Читать «Огонь и дым» онлайн - страница 16

M. A. АЛДАНОВ

Мне этот эпизод вспомнился отчасти в связи с нашумевшей статьей, в которой Максим Горький трогательно описывает «почти женскую нежность к людям» Ленина, его славный, хороший смех и тайные душевные страдания, причиняемые советским террором этому кроткому человеку. Жалость к несчастненьким, как известно, составляет одну из традиций русской литературы; об этом и об ame slave вообще сказано, слава Богу, в Европе достаточно глупых слов. Против жалости, разумеется, ничего возразить нельзя; но до сих пор полагалось, если уж жалеть, то по крайней мере жалеть кого следует. Максим Горький здесь оказался новатором. Советский террор несомненно дает богатый материал для проявления жалости. Горький ее и проявляет: ему мучительно, прямо до слез жалко — ему жалко Ленина! Ленин так устал, истребляя контрреволюционеров и саботажников. «Я знаю глаза, в которых жгучая боль запечатлелась навсегда, на всю жизнь. Всякое убийство мне органически противно, но эти люди — мученики, и совесть никогда не позволит мне осудить их»{4}. Мученики террора, оказывается, — Ленин, быть может, также (Горький говорит во множественном числе) Дзержинский и Лацис. Ах, несчастненькие!

О статье Горького достаточно говорилось, хотя некоторые ее достоинства еще не вполне оценены. В чисто художественном отношении образ человека со славным добродушным смехом и с глазами, в которых навсегда запечатлелась жгучая боль, вряд ли можно отнести к числу шедевров. Коммунистический Челкаш не удался талантливому писателю. Я говорю обо всем этом только в связи с идеями, вытекающими из анекдота Мишлэ. При советском строе единственной конституционной гарантией является доброта руководителей Чрезвычайки. Не сомневаясь ни в искренности большевистских симпатий Максима Горького, ни в его личной порядочности, я вынужден заключить, что он двадцать пять лет боролся с самодержавием, совершенно не понимая, во имя чего ведется эта борьба.

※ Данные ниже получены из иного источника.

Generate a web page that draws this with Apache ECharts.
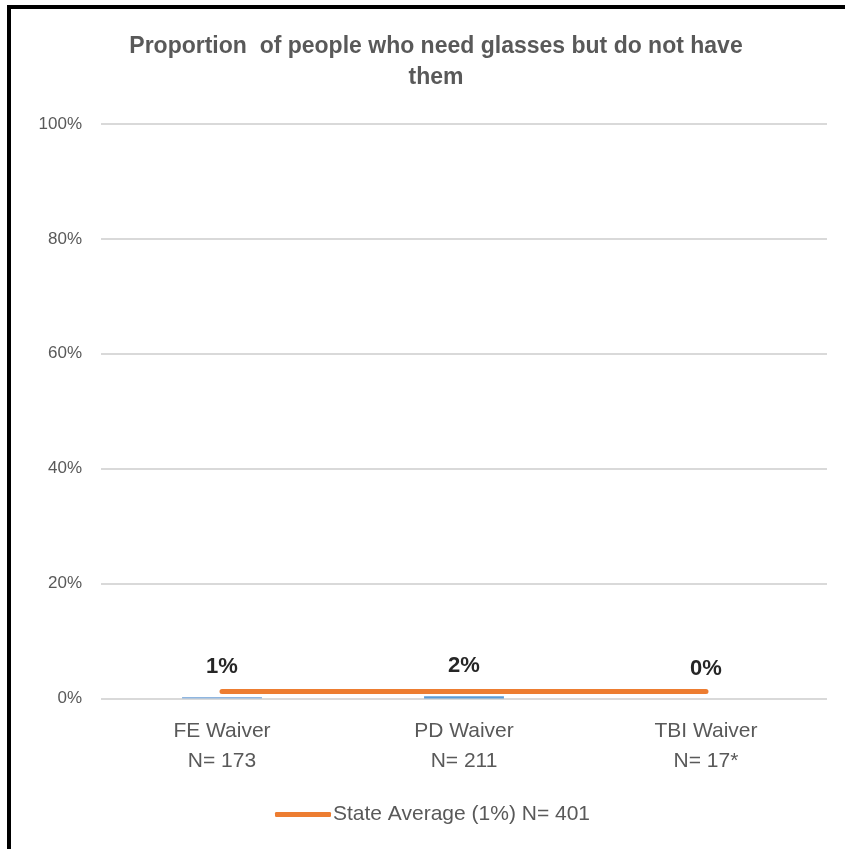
<!DOCTYPE html>
<html>
<head>
<meta charset="utf-8">
<script src="https://cdn.jsdelivr.net/npm/echarts@6/dist/echarts.min.js"></script>
<style>
html,body{margin:0;padding:0;background:#fff;}
#frame{position:absolute;left:7px;top:5px;width:838px;height:844px;border-left:4px solid #000;border-top:4px solid #000;box-sizing:border-box;}
#chart{position:absolute;left:0;top:0;width:845px;height:849px;}
</style>
</head>
<body>
<div id="chart"></div>
<div id="frame"></div>
<script>
const categories = ["FE Waiver\nN= 173", "PD Waiver\nN= 211", "TBI Waiver\nN= 17*"];
const barValues = [0.25, 0.4, 0];
const barLabels = ["1%", "2%", "0%"];
const stateAverage = [1.2, 1.2, 1.2];
const stateName = "State Average (1%) N= 401";
const yTicks = [0, 20, 40, 60, 80, 100];

const barColors = ["#8fb6e0", "#5b9bd5", "#5b9bd5"];
const font = "'Liberation Sans', sans-serif";

const chart = echarts.init(document.getElementById('chart'), null, {renderer: 'canvas'});
chart.setOption({
  animation: false,
  backgroundColor: '#fff',
  title: {
    text: 'Proportion  of people who need glasses but do not have\nthem',
    left: 431, top: 26, textAlign: 'center',
    textStyle: {fontFamily: font, fontSize: 23, fontWeight: 'bold', color: '#595959', lineHeight: 31}
  },
  grid: {left: 101, right: 18, top: 124, bottom: 150.5, containLabel: false},
  legend: {
    data: [stateName],
    left: 270, top: 799,
    itemWidth: 56, itemHeight: 5, itemGap: 4,
    icon: 'roundRect',
    textStyle: {fontFamily: font, fontSize: 21, color: '#595959', padding: [0,0,0,-3]}
  },
  xAxis: {
    type: 'category',
    data: categories,
    axisLine: {show: false},
    axisTick: {show: false},
    axisLabel: {fontFamily: font, fontSize: 21, color: '#595959', lineHeight: 30, margin: 18}
  },
  yAxis: {
    type: 'value', min: yTicks[0], max: yTicks[yTicks.length-1], interval: 20,
    axisLine: {show: false}, axisTick: {show: false},
    axisLabel: {formatter: v => v + '%', fontFamily: font, fontSize: 17, color: '#595959', margin: 19},
    splitLine: {lineStyle: {color: '#d9d9d9', width: 2}}
  },
  series: [
    {
      name: 'Proportion', type: 'bar', barWidth: '33%',
      data: barValues.map((v, i) => ({value: v, itemStyle: {color: barColors[i]}})),
      label: {
        show: true, position: 'top', distance: 19,
        formatter: p => barLabels[p.dataIndex],
        fontFamily: font, fontSize: 22, fontWeight: 'bold', color: '#262626'
      }
    },
    {
      name: stateName, type: 'line', data: stateAverage,
      symbol: 'none', z: 5,
      lineStyle: {color: '#ed7d31', width: 5, cap: 'round'},
      itemStyle: {color: '#ed7d31'}
    }
  ]
});
</script>
</body>
</html>
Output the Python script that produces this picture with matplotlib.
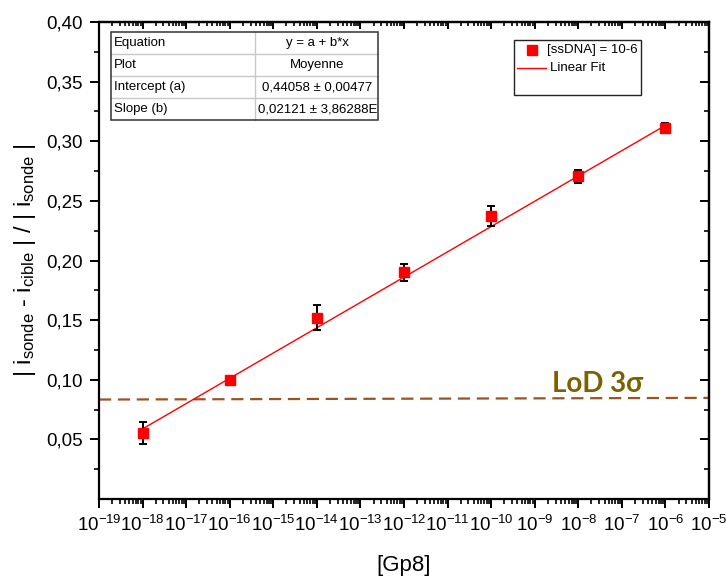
import matplotlib
matplotlib.use("Agg")
import matplotlib.pyplot as plt
import numpy as np
from matplotlib.patches import Rectangle
from matplotlib.lines import Line2D
from matplotlib.ticker import LogLocator, NullFormatter, FixedLocator

plt.rcParams.update({
    "font.family": ["Liberation Sans", "DejaVu Sans"],
    "mathtext.fontset": "custom",
    "mathtext.rm": "Liberation Sans",
    "mathtext.it": "Liberation Sans",
    "mathtext.default": "regular",
    "axes.unicode_minus": False,
})

# ---- data ---------------------------------------------------------------
conc = [1e-18, 1e-16, 1e-14, 1e-12, 1e-10, 1e-8, 1e-6]
ratio = [0.0553, 0.0996, 0.1522, 0.1900, 0.2373, 0.2705, 0.3110]
err = [0.0090, 0.0030, 0.0105, 0.0068, 0.0080, 0.0055, 0.0040]

fit_a, fit_b = 0.44058, 0.02121          # y = a + b*log10(x)
lod_x = [1e-19, 1e-5]
lod_y = [0.0834, 0.0848]

table_rows = [("Equation", "y = a + b*x"),
              ("Plot", "Moyenne"),
              ("Intercept (a)", "0,44058 ± 0,00477"),
              ("Slope (b)", "0,02121 ± 3,86288E")]

RED = "#ff0000"
LOD_C = "#9c5324"
LOD_T = "#7f6000"

# ---- canvas -------------------------------------------------------------
W, H = 726, 577
fig = plt.figure(figsize=(W / 100, H / 100), dpi=100)
ax = fig.add_axes([99 / W, 1 - 499 / H, 610 / W, 477 / H])

ax.set_xscale("log")
ax.set_xlim(1e-19, 1e-5)
ax.set_ylim(0, 0.40)

xfit = np.logspace(np.log10(conc[0]), np.log10(conc[-1]), 50)
ax.plot(xfit, fit_a + fit_b * np.log10(xfit), color=RED, lw=1.0, zorder=2)
ax.errorbar(conc, ratio, yerr=err, fmt="s", color=RED, ms=7.5, mec=RED,
            ecolor="black", elinewidth=1.4, capsize=3.2, capthick=1.4, zorder=3)
ax.plot(lod_x, lod_y, color=LOD_C, lw=1.6, dashes=(5.5, 3.0), zorder=1)
ax.text(2.5e-9, 0.0895, "LoD 3σ", family=["Lato", "DejaVu Sans"], fontsize=20,
        fontweight="bold", color=LOD_T, ha="left", va="baseline")

# axes / ticks
for s in ax.spines.values():
    s.set_linewidth(1.6)
ax.xaxis.set_major_locator(LogLocator(base=10, numticks=30))
ax.xaxis.set_minor_locator(LogLocator(base=10, subs=np.arange(2, 10), numticks=30))
ax.xaxis.set_minor_formatter(NullFormatter())
ax.yaxis.set_major_locator(FixedLocator(np.arange(0.05, 0.401, 0.05)))
ax.yaxis.set_minor_locator(FixedLocator(np.arange(0.025, 0.40, 0.05)))
ax.yaxis.set_major_formatter(plt.FuncFormatter(lambda v, p: f"{v:.2f}".replace(".", ",")))
ax.tick_params(which="major", direction="out", length=6.5, width=1.4,
               labelsize=13.5, pad=5)
ax.tick_params(which="minor", direction="out", length=3.5, width=1.2)

top = ax.secondary_xaxis("top")
top.xaxis.set_major_locator(LogLocator(base=10, numticks=30))
top.xaxis.set_minor_locator(LogLocator(base=10, subs=np.arange(2, 10), numticks=30))
top.tick_params(which="major", direction="in", length=5, width=1.4, labeltop=False)
top.tick_params(which="minor", direction="in", length=3, width=1.2)
top.xaxis.set_minor_formatter(NullFormatter())
top.spines["top"].set_linewidth(1.6)

right = ax.secondary_yaxis("right")
right.yaxis.set_major_locator(FixedLocator(np.arange(0.05, 0.401, 0.05)))
right.yaxis.set_minor_locator(FixedLocator(np.arange(0.025, 0.40, 0.05)))
right.tick_params(which="major", direction="in", length=6.5, width=1.4, labelright=False)
right.tick_params(which="minor", direction="in", length=3.5, width=1.2)
right.spines["right"].set_linewidth(1.6)

ax.set_xlabel("[Gp8]", fontsize=16, labelpad=14)
ax.set_ylabel("| i$_{sonde}$ - i$_{cible}$ | / | i$_{sonde}$ |", fontsize=17, labelpad=6)

# ---- overlay in pixel units: fit table + legend -------------------------
ov = fig.add_axes([0, 0, 1, 1], facecolor="none")
ov.set_xlim(0, W); ov.set_ylim(H, 0); ov.axis("off")

tx0, tx1, tcol, ty0, rh = 111, 378, 255, 32, 22
ov.add_patch(Rectangle((tx0, ty0), tx1 - tx0, rh * 4, fc="white", ec="none", zorder=5))
for i, (k, v) in enumerate(table_rows):
    yc = ty0 + rh * (i + 0.5)
    ov.text(tx0 + 3, yc, k, fontsize=9.5, ha="left", va="center", zorder=7)
    t = ov.text((tcol + tx1) / 2 + 1, yc, v, fontsize=9.5, ha="center", va="center", zorder=7)
    t.set_clip_path(Rectangle((tcol, ty0), tx1 - tcol - 1, rh * 4, transform=ov.transData))
    if i:
        ov.plot([tx0, tx1], [ty0 + rh * i] * 2, color="#c8c8c8", lw=1.0, zorder=6)
ov.plot([tcol, tcol], [ty0, ty0 + rh * 4], color="#c8c8c8", lw=1.0, zorder=6)
ov.add_patch(Rectangle((tx0, ty0), tx1 - tx0, rh * 4, fc="none", ec="#333333", lw=1.1, zorder=8))

lx0, lx1, ly0, ly1 = 514, 641, 40, 95
ov.add_patch(Rectangle((lx0, ly0), lx1 - lx0, ly1 - ly0, fc="white", ec="#222222", lw=1.0, zorder=5))
ov.add_line(Line2D([531.5], [50], marker="s", ms=6.5, color=RED, zorder=7))
ov.text(547, 50, "[ssDNA] = 10-6", fontsize=9.5, ha="left", va="center", zorder=7)
ov.add_line(Line2D([517, 546], [68, 68], color=RED, lw=1.0, zorder=7))
ov.text(550, 68, "Linear Fit", fontsize=9.5, ha="left", va="center", zorder=7)

fig.savefig("out.png", dpi=100)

Часто приходится слышать рассказы о прекрасных душевных свойствах разных других правителей. Эти рассказы бывают иногда ближе к истине и тем не менее они также вызывают некоторое недоумение. Душевные свойства правителей имеют в большинстве случаев ограниченное значение. Их доброе сердце и личная честность, как и их жестокость, сами по себе — ни к чему. Это Артемий Филиппович Земляника лечил своих больных не столько медикаментами, сколько честностью и усердием. Но ведь на то его больные и выздоравливали — как мухи.

Наполеон выражал как-то неудовольствие по поводу политики своего брата, которого он посадил королем в Вестфалию. Ему робко в ответ указали на доброту вестфальского короля.

— Что толку в его доброте? — сердито закричал император. — Когда о монархе говорят, что он добр, значить он ни к черту не годится!

Наполеон отнюдь не хотел этим сказать, будто правитель должен быть зол или жесток; здесь, как и всегда, он был по ту сторону доброты и злобы. Впоследствии на острове св. Елены развенчанный император сравнивал себя с Робеспьером: цель у них, по его словам, была одна и та же; оба стремились овладеть революцией и успокоить Францию. Но свое политическое превосходство над революционным диктатором Наполеон видел в выборе пути: казнями и террором нельзя было положить конец государственному развалу. Надо было угадать, чего хочет народ, произвести отбор и дать стране необходимое. В этом император видел свою главную заслугу перед Францией и к этому, по его мнению, сводилось трудное искусство власти. Править против воли народных масс, особенно в период революции, можно лишь очень недолго. Со всей своей энергией, со всей своей дальновидностью, со своим совершенным презрением к людям, могущественный император Наполеон склонялся перед политическими настроениями бретонского крестьянина и перед социальными идеями парижского консьержа.